Recap and Why this Matters
So to recap the three basic terms, and the way in which they build upon each other:
OpenID Provider driven identifier selection (or identifier select for short) refers to the ability for a user to enter the URL of their OpenID Provider into an OpenID field rather than their personal OpenID URL. This is a feature of OpenID 2.0, and will result in an actual user OpenID URL being returned to the consuming site. This says nothing about the nature of that URL, and can be implemented simply as a user convenience.
An opaque URL is one that does not itself reveal any information about the user it identifies. Any practical use of opaque identifiers necessitates the use of identifier select, since it is not realistic to have a user remember and enter a long and meaningless OpenID URL. Opaque identifiers protect user privacy.
A directed identifier is an opaque identifier which is unique for a given site. The same OpenID URL is continually returned to a given consuming site, but no two consuming sites are ever given the same OpenID URL for a user. Directed identity protects against collusion.

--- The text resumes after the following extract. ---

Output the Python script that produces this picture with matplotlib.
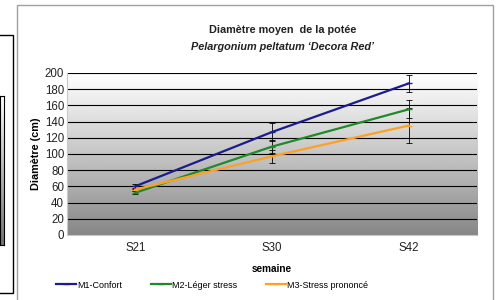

Today, identity data is being thrown around pretty loosely without much regard to how it is being used, but that is quickly changing. Slowly but surely, we are seeing reputable companies involved in high value transactions express interest in what federated identity can offer. Remember how much buzz the administration of then President Elect Obama created when they implemented OpenID via Intense Debate on Change.gov? Just look at last week’s announcement from the White House regarding HTTP cookie policies on federal websites. Now tell me they are not going to be looking at directed identity if and when they were ever to implement federated identity for real. On that day, it will become very important that the community (and especially OpenID Providers) understand the difference between “identifier select” and “directed identity” if they want to play ball with the government.